** start **

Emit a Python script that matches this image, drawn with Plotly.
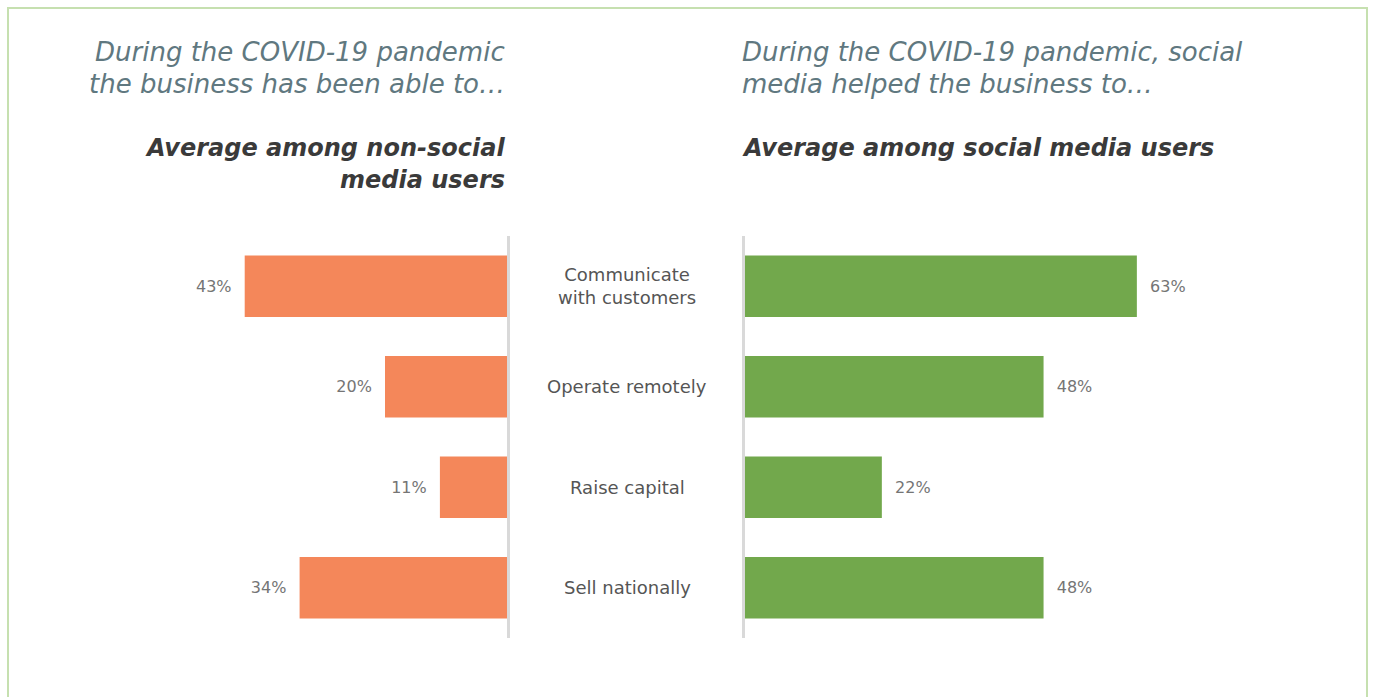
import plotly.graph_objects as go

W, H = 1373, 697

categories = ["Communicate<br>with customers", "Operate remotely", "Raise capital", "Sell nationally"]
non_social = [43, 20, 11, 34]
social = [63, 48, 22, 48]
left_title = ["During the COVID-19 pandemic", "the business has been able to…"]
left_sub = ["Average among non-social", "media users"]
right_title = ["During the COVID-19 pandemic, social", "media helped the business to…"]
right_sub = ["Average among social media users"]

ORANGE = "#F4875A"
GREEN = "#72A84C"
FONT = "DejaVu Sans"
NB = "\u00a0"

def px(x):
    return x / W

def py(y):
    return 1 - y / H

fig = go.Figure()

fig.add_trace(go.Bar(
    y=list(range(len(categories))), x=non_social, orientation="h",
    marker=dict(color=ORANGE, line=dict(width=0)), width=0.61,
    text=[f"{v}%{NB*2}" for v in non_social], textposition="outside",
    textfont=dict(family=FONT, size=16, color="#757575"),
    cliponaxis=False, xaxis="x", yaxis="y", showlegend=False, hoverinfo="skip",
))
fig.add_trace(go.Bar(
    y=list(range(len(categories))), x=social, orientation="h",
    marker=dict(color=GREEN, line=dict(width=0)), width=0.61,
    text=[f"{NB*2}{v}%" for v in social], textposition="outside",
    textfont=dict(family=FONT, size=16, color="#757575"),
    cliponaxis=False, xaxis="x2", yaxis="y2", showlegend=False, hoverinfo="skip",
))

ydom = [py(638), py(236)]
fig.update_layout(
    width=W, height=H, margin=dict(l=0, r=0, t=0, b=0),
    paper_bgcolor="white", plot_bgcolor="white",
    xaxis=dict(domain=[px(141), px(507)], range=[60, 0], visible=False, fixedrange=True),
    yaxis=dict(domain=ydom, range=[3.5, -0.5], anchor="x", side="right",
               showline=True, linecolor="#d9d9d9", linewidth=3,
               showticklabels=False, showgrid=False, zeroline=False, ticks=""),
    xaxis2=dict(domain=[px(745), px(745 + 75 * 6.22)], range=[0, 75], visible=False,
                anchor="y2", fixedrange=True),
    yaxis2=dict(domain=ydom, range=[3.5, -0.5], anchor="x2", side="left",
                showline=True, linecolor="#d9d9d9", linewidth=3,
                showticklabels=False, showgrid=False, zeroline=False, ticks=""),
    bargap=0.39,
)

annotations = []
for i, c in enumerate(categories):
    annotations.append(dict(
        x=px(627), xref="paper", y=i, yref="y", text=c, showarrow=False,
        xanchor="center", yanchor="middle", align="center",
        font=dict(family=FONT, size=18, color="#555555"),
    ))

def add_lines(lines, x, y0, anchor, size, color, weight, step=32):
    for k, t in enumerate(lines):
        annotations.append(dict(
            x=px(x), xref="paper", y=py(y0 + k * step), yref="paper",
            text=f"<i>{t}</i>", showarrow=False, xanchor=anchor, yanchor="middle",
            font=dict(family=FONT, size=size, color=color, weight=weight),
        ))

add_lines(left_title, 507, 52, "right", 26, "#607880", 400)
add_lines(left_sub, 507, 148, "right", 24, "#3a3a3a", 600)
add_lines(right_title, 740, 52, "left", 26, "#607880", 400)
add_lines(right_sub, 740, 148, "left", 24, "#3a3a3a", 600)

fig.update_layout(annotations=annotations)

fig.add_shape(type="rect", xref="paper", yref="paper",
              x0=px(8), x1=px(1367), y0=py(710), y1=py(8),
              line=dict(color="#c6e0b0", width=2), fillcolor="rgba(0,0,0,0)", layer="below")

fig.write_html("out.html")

** end **

Given instruction —
Look at the listing and set down only the lines from its start through the line with "W, H = 1373, 697", word for word and without pictures.

Result —
Emit a Python script that matches this image, drawn with Plotly.
import plotly.graph_objects as go

W, H = 1373, 697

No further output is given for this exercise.